Respondents had already withdrawn an average of 6.4 per cent of their properties from the sector: extrapolating across the whole private rented sector in Scotland this suggests around 21,760 or 6.4 per cent of 340,000 homes could have been lost from the sector in the last year.

SAL believes the drop in the number of properties available is the single biggest factor contributing to rising rent levels in the private rental sector and is a major factor in Scotland’s ongoing housing crisis.

Some 56 per cent of respondents are now planning to reduce their portfolio size while only nine per cent are now planning to increase their portfolio size.
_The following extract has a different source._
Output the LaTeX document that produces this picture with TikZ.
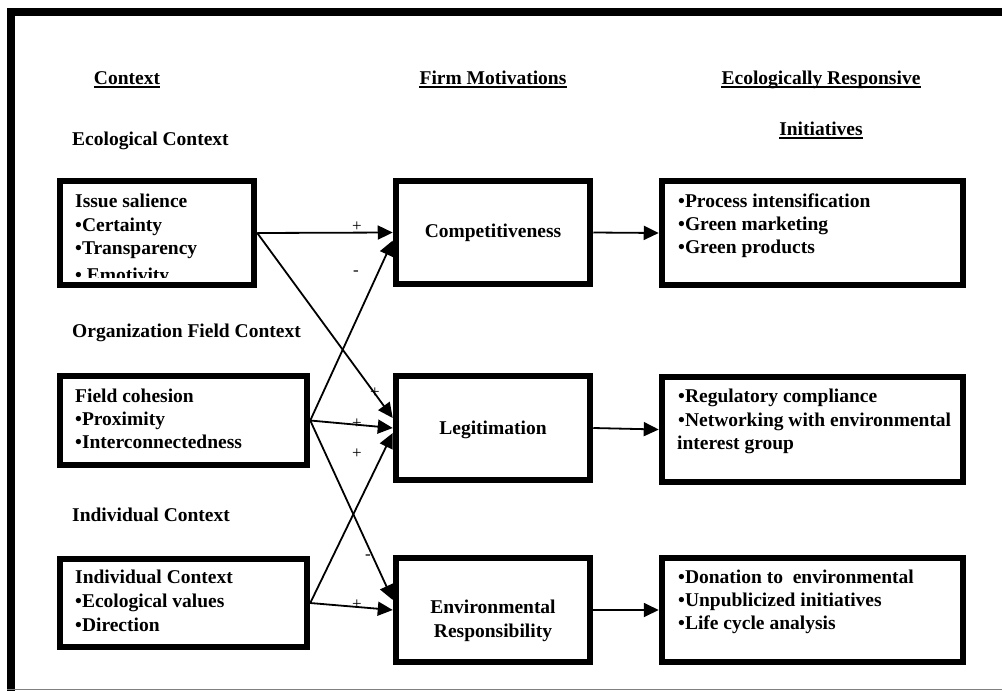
\documentclass[tikz,border=0pt]{standalone}
\usepackage{fontspec}
\setmainfont{Liberation Serif}
\usetikzlibrary{arrows.meta,calc}
\begin{document}
\begin{tikzpicture}[x=1pt,y=-1pt,
  box/.style={draw, line width=6.5pt, inner sep=0pt},
  txt/.style={font=\fontsize{19.5}{23}\selectfont\bfseries, inner sep=0pt, anchor=base west},
  ctxt/.style={font=\fontsize{19.5}{23}\selectfont\bfseries, inner sep=0pt, anchor=base},
  sign/.style={font=\fontsize{17}{17}\selectfont, inner sep=0pt},
  conn/.style={line width=1.8pt, -{Triangle[length=15pt,width=14pt]}},
  uline/.style={line width=1.4pt},
  frame/.style={line width=8pt}]
\useasboundingbox (0,0) rectangle (1002,691);
% outer frame
\draw[frame] (11,8) -- (11,691);
\draw[frame] (7,12) -- (1002,12);
\draw[gray, line width=1pt] (7,689.5) -- (1002,689.5);

% headers
\node[ctxt] (h1) at (127,84) {Context};
\node[ctxt] (h2) at (493,84) {Firm Motivations};
\node[ctxt] (h3) at (821,84) {Ecologically Responsive};
\node[ctxt] (h4) at (821,135) {Initiatives};
\foreach \h in {h1,h2,h3,h4}
  \draw[uline] ([yshift=-3pt]\h.base west) -- ([yshift=-3pt]\h.base east);

\node[txt] (s1) at (72,145) {Ecological Context};
\node[txt] (s2) at (72,337) {Organization Field Context};
\node[txt] (s3) at (72,521) {Individual Context};

% boxes
\node[box, minimum width=194pt, minimum height=104pt] (A1) at (157,233) {};
\node[box, minimum width=194pt, minimum height=103pt] (B1) at (493,232.5) {};
\node[box, minimum width=301pt, minimum height=104pt] (C1) at (812.5,233) {};
\node[box, minimum width=247pt, minimum height=89pt] (A2) at (183.5,420.5) {};
\node[box, minimum width=194pt, minimum height=104pt] (B2) at (493,428) {};
\node[box, minimum width=301pt, minimum height=105pt] (C2) at (812.5,429.5) {};
\node[box, minimum width=247pt, minimum height=88pt] (A3) at (183.5,603) {};
\node[box, minimum width=194pt, minimum height=104pt] (B3) at (493,610) {};
\node[box, minimum width=301pt, minimum height=104pt] (C3) at (812.5,610) {};

% box texts
\node[txt] (a1a) at (75,207) {Issue salience};
\node[txt] (a1b) at (75,231) {•Certainty};
\node[txt] (a1c) at (75,254) {•Transparency};
\begin{scope}
  \clip (60,260) rectangle (250,277);
  \node[txt] (a1d) at (75,281) {• Emotivity};
\end{scope}

\node[txt] (a2a) at (75,402) {Field cohesion};
\node[txt] (a2b) at (75,425) {•Proximity};
\node[txt] (a2c) at (75,448) {•Interconnectedness};

\node[txt] (a3a) at (75,583) {Individual Context};
\node[txt] (a3b) at (75,607) {•Ecological values};
\node[txt] (a3c) at (75,631) {•Direction};

\node[ctxt] (b1t) at (493,237) {Competitiveness};
\node[ctxt] (b2t) at (493,434) {Legitimation};
\node[ctxt] (b3a) at (493,613) {Environmental};
\node[ctxt] (b3b) at (493,637) {Responsibility};

\node[txt] (c1a) at (678,207) {•Process intensification};
\node[txt] (c1b) at (678,230) {•Green marketing};
\node[txt] (c1c) at (678,253) {•Green products};

\node[txt] (c2a) at (678,402) {•Regulatory compliance};
\node[txt] (c2b) at (678,426) {•Networking with environmental};
\node[txt] (c2c) at (677,449) {interest group};

\node[txt] (c3a) at (678,583) {•Donation to\ \ environmental};
\node[txt] (c3b) at (678,606) {•Unpublicized initiatives};
\node[txt] (c3c) at (678,629) {•Life cycle analysis};

% connectors
\draw[conn] (A1.east) -- (B1.west);
\draw[conn] (A1.east) -- ($(B2.west)+(0,-10)$);
\draw[conn] (A2.east) -- ($(B1.west)+(0,8)$);
\draw[conn] (A2.east) -- (B2.west);
\draw[conn] (A2.east) -- ($(B3.west)+(0,-10)$);
\draw[conn] (A3.east) -- ($(B2.west)+(0,5)$);
\draw[conn] (A3.east) -- (B3.west);
\draw[conn] (B1.east) -- (C1.west);
\draw[conn] (B2.east) -- (C2.west);
\draw[conn] (B3.east) -- (C3.west);

% signs
\node[sign] (p1) at (357,227) {+};
\node[sign] (m1) at (356,273) {-};
\node[sign] (p2) at (375,393) {+};
\node[sign] (p3) at (357,424) {+};
\node[sign] (p4) at (357,454) {+};
\node[sign] (m2) at (368,557) {-};
\node[sign] (p5) at (357,605) {+};
\end{tikzpicture}
\end{document}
However, Green Party activists claim this is at odds with the official landlord register, which shows the number of registered rented properties in Scotland has actually risen by 1.7 per cent in recent years.

Scottish Green MSP Ross Greer says: “It’s a sign of real desperation in the landlord lobby that they are reduced to claims that are at odds with the evidence. 

“Far from falling in number over the last 18 months as claimed, the number of rented properties has actually risen. It may well be that some landlords have taken properties out of renting but that has always been the case. Some come, some go. We need to look at the full picture.

“Over the last two decades, the response from landlord groups has been as predictable as it has been wrong. Each new regulation is greeted with claims that landlords will walk away, but the number of rented homes has grown from 120,000 pre-devolution to over 340,000 today.

“Across Europe, sensible balanced regulations work alongside healthy markets: better for tenants and better for responsible landlords. It would be so much better if landlords in Scotland got this too.”

The landlords association says the register reflects a long term number of rental properties - and hasn’t yet caught up with a high spate of sell-offs.